#### [The request]
Each line that follows should be printed again exactly as it stands.
==== Data shown ====
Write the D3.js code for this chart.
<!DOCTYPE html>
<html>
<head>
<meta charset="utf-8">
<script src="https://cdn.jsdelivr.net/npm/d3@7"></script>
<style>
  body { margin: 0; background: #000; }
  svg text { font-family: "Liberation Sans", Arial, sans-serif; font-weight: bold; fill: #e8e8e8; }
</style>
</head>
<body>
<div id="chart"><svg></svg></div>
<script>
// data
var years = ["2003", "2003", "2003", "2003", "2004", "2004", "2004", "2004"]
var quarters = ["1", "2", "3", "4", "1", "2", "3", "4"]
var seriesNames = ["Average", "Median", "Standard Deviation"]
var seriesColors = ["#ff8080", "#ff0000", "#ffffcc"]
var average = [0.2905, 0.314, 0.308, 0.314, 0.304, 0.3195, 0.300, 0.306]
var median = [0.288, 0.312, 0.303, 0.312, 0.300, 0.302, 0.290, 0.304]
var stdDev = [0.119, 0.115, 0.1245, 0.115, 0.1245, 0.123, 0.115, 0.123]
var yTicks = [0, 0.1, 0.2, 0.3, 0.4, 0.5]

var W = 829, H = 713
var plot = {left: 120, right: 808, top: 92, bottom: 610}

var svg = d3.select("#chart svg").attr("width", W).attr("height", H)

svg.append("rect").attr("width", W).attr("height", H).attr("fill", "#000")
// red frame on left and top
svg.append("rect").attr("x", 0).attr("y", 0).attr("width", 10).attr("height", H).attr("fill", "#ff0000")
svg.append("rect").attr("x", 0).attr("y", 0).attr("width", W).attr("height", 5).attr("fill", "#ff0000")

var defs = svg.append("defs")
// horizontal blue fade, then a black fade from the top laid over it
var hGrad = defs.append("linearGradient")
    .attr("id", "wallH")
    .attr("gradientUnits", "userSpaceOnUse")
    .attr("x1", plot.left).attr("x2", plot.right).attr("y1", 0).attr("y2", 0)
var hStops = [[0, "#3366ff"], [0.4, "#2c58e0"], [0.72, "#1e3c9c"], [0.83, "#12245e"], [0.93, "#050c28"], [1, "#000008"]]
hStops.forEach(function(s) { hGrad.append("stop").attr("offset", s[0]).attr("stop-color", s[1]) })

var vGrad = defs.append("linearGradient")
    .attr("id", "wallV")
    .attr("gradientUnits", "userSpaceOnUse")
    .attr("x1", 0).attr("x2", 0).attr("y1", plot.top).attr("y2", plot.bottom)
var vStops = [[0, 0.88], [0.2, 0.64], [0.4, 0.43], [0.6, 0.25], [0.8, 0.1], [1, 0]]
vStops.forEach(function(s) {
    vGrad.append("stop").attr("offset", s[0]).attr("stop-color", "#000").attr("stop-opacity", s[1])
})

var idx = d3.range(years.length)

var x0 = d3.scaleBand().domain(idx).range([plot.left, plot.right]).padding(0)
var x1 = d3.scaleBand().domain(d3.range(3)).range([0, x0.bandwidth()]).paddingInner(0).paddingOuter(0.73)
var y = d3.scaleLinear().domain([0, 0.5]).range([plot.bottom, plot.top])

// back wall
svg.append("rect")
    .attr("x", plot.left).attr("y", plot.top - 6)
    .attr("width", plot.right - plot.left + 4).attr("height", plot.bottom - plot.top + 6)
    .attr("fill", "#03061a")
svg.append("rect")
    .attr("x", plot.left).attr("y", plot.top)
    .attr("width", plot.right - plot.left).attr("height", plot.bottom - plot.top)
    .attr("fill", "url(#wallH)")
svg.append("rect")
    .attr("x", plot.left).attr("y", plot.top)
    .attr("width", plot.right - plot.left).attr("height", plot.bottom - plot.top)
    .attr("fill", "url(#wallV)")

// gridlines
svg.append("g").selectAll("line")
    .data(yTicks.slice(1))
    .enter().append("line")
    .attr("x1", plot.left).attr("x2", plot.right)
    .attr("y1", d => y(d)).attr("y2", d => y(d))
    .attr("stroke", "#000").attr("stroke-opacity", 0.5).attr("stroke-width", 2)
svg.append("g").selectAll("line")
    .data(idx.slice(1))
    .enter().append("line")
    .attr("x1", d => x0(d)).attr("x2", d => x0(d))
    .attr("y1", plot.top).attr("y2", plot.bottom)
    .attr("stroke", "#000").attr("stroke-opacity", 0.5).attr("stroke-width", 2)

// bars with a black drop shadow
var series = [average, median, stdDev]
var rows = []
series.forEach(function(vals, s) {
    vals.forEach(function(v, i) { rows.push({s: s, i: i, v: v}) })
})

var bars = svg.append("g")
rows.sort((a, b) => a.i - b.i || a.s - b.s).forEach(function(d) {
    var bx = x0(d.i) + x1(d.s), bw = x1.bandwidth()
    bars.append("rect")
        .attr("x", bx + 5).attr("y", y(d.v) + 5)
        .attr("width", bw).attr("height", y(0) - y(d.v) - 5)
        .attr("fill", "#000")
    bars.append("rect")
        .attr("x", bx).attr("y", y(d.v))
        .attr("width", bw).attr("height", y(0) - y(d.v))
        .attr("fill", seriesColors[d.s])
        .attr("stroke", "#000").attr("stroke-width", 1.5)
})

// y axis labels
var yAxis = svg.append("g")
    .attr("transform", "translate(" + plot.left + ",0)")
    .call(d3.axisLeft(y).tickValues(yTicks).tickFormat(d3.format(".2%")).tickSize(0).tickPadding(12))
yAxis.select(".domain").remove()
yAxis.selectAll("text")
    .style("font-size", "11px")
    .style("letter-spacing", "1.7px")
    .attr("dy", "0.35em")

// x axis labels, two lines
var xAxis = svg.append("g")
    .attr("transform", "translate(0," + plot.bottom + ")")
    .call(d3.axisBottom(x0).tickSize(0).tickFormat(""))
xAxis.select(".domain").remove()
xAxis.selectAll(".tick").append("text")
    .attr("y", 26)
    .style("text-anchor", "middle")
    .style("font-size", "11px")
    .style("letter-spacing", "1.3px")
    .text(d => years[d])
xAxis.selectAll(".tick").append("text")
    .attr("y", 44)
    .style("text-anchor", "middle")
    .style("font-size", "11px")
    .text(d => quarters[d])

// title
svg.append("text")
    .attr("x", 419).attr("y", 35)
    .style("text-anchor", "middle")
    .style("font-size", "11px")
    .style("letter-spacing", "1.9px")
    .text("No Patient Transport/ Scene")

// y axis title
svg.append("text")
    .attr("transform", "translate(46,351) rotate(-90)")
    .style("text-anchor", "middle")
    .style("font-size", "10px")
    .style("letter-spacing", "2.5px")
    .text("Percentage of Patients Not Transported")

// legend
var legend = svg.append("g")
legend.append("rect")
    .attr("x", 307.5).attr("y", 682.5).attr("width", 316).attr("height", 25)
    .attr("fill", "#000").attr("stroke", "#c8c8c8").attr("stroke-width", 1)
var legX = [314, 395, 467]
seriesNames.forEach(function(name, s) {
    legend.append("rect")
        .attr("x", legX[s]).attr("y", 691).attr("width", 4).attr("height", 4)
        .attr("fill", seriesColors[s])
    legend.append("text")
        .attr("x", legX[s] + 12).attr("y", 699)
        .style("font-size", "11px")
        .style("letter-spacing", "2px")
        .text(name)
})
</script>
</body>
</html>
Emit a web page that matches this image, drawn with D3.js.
====
#### [Output of the task]
Write the D3.js code for this chart.
<!DOCTYPE html>
<html>
<head>
<meta charset="utf-8">
<script src="https://cdn.jsdelivr.net/npm/d3@7"></script>
<style>
  body { margin: 0; background: #000; }
  svg text { font-family: "Liberation Sans", Arial, sans-serif; font-weight: bold; fill: #e8e8e8; }
</style>
</head>
<body>
<div id="chart"><svg></svg></div>
<script>
// data
var years = ["2003", "2003", "2003", "2003", "2004", "2004", "2004", "2004"]
var quarters = ["1", "2", "3", "4", "1", "2", "3", "4"]
var seriesNames = ["Average", "Median", "Standard Deviation"]
var seriesColors = ["#ff8080", "#ff0000", "#ffffcc"]
var average = [0.2905, 0.314, 0.308, 0.314, 0.304, 0.3195, 0.300, 0.306]
var median = [0.288, 0.312, 0.303, 0.312, 0.300, 0.302, 0.290, 0.304]
var stdDev = [0.119, 0.115, 0.1245, 0.115, 0.1245, 0.123, 0.115, 0.123]
var yTicks = [0, 0.1, 0.2, 0.3, 0.4, 0.5]

var W = 829, H = 713
var plot = {left: 120, right: 808, top: 92, bottom: 610}

var svg = d3.select("#chart svg").attr("width", W).attr("height", H)

svg.append("rect").attr("width", W).attr("height", H).attr("fill", "#000")
// red frame on left and top
svg.append("rect").attr("x", 0).attr("y", 0).attr("width", 10).attr("height", H).attr("fill", "#ff0000")
svg.append("rect").attr("x", 0).attr("y", 0).attr("width", W).attr("height", 5).attr("fill", "#ff0000")

var defs = svg.append("defs")
// horizontal blue fade, then a black fade from the top laid over it
var hGrad = defs.append("linearGradient")
    .attr("id", "wallH")
    .attr("gradientUnits", "userSpaceOnUse")
    .attr("x1", plot.left).attr("x2", plot.right).attr("y1", 0).attr("y2", 0)
var hStops = [[0, "#3366ff"], [0.4, "#2c58e0"], [0.72, "#1e3c9c"], [0.83, "#12245e"], [0.93, "#050c28"], [1, "#000008"]]
hStops.forEach(function(s) { hGrad.append("stop").attr("offset", s[0]).attr("stop-color", s[1]) })

var vGrad = defs.append("linearGradient")
    .attr("id", "wallV")
    .attr("gradientUnits", "userSpaceOnUse")
    .attr("x1", 0).attr("x2", 0).attr("y1", plot.top).attr("y2", plot.bottom)
var vStops = [[0, 0.88], [0.2, 0.64], [0.4, 0.43], [0.6, 0.25], [0.8, 0.1], [1, 0]]
vStops.forEach(function(s) {
    vGrad.append("stop").attr("offset", s[0]).attr("stop-color", "#000").attr("stop-opacity", s[1])
})

var idx = d3.range(years.length)

var x0 = d3.scaleBand().domain(idx).range([plot.left, plot.right]).padding(0)
var x1 = d3.scaleBand().domain(d3.range(3)).range([0, x0.bandwidth()]).paddingInner(0).paddingOuter(0.73)
var y = d3.scaleLinear().domain([0, 0.5]).range([plot.bottom, plot.top])

// back wall
svg.append("rect")
    .attr("x", plot.left).attr("y", plot.top - 6)
    .attr("width", plot.right - plot.left + 4).attr("height", plot.bottom - plot.top + 6)
    .attr("fill", "#03061a")
svg.append("rect")
    .attr("x", plot.left).attr("y", plot.top)
    .attr("width", plot.right - plot.left).attr("height", plot.bottom - plot.top)
    .attr("fill", "url(#wallH)")
svg.append("rect")
    .attr("x", plot.left).attr("y", plot.top)
    .attr("width", plot.right - plot.left).attr("height", plot.bottom - plot.top)
    .attr("fill", "url(#wallV)")

// gridlines
svg.append("g").selectAll("line")
    .data(yTicks.slice(1))
    .enter().append("line")
    .attr("x1", plot.left).attr("x2", plot.right)
    .attr("y1", d => y(d)).attr("y2", d => y(d))
    .attr("stroke", "#000").attr("stroke-opacity", 0.5).attr("stroke-width", 2)
svg.append("g").selectAll("line")
    .data(idx.slice(1))
    .enter().append("line")
    .attr("x1", d => x0(d)).attr("x2", d => x0(d))
    .attr("y1", plot.top).attr("y2", plot.bottom)
    .attr("stroke", "#000").attr("stroke-opacity", 0.5).attr("stroke-width", 2)

// bars with a black drop shadow
var series = [average, median, stdDev]
var rows = []
series.forEach(function(vals, s) {
    vals.forEach(function(v, i) { rows.push({s: s, i: i, v: v}) })
})

var bars = svg.append("g")
rows.sort((a, b) => a.i - b.i || a.s - b.s).forEach(function(d) {
    var bx = x0(d.i) + x1(d.s), bw = x1.bandwidth()
    bars.append("rect")
        .attr("x", bx + 5).attr("y", y(d.v) + 5)
        .attr("width", bw).attr("height", y(0) - y(d.v) - 5)
        .attr("fill", "#000")
    bars.append("rect")
        .attr("x", bx).attr("y", y(d.v))
        .attr("width", bw).attr("height", y(0) - y(d.v))
        .attr("fill", seriesColors[d.s])
        .attr("stroke", "#000").attr("stroke-width", 1.5)
})

// y axis labels
var yAxis = svg.append("g")
    .attr("transform", "translate(" + plot.left + ",0)")
    .call(d3.axisLeft(y).tickValues(yTicks).tickFormat(d3.format(".2%")).tickSize(0).tickPadding(12))
yAxis.select(".domain").remove()
yAxis.selectAll("text")
    .style("font-size", "11px")
    .style("letter-spacing", "1.7px")
    .attr("dy", "0.35em")

// x axis labels, two lines
var xAxis = svg.append("g")
    .attr("transform", "translate(0," + plot.bottom + ")")
    .call(d3.axisBottom(x0).tickSize(0).tickFormat(""))
xAxis.select(".domain").remove()
xAxis.selectAll(".tick").append("text")
    .attr("y", 26)
    .style("text-anchor", "middle")
    .style("font-size", "11px")
    .style("letter-spacing", "1.3px")
    .text(d => years[d])
xAxis.selectAll(".tick").append("text")
    .attr("y", 44)
    .style("text-anchor", "middle")
    .style("font-size", "11px")
    .text(d => quarters[d])

// title
svg.append("text")
    .attr("x", 419).attr("y", 35)
    .style("text-anchor", "middle")
    .style("font-size", "11px")
    .style("letter-spacing", "1.9px")
    .text("No Patient Transport/ Scene")

// y axis title
svg.append("text")
    .attr("transform", "translate(46,351) rotate(-90)")
    .style("text-anchor", "middle")
    .style("font-size", "10px")
    .style("letter-spacing", "2.5px")
    .text("Percentage of Patients Not Transported")

// legend
var legend = svg.append("g")
legend.append("rect")
    .attr("x", 307.5).attr("y", 682.5).attr("width", 316).attr("height", 25)
    .attr("fill", "#000").attr("stroke", "#c8c8c8").attr("stroke-width", 1)
var legX = [314, 395, 467]
seriesNames.forEach(function(name, s) {
    legend.append("rect")
        .attr("x", legX[s]).attr("y", 691).attr("width", 4).attr("height", 4)
        .attr("fill", seriesColors[s])
    legend.append("text")
        .attr("x", legX[s] + 12).attr("y", 699)
        .style("font-size", "11px")
        .style("letter-spacing", "2px")
        .text(name)
})
</script>
</body>
</html>
Emit a web page that matches this image, drawn with D3.js.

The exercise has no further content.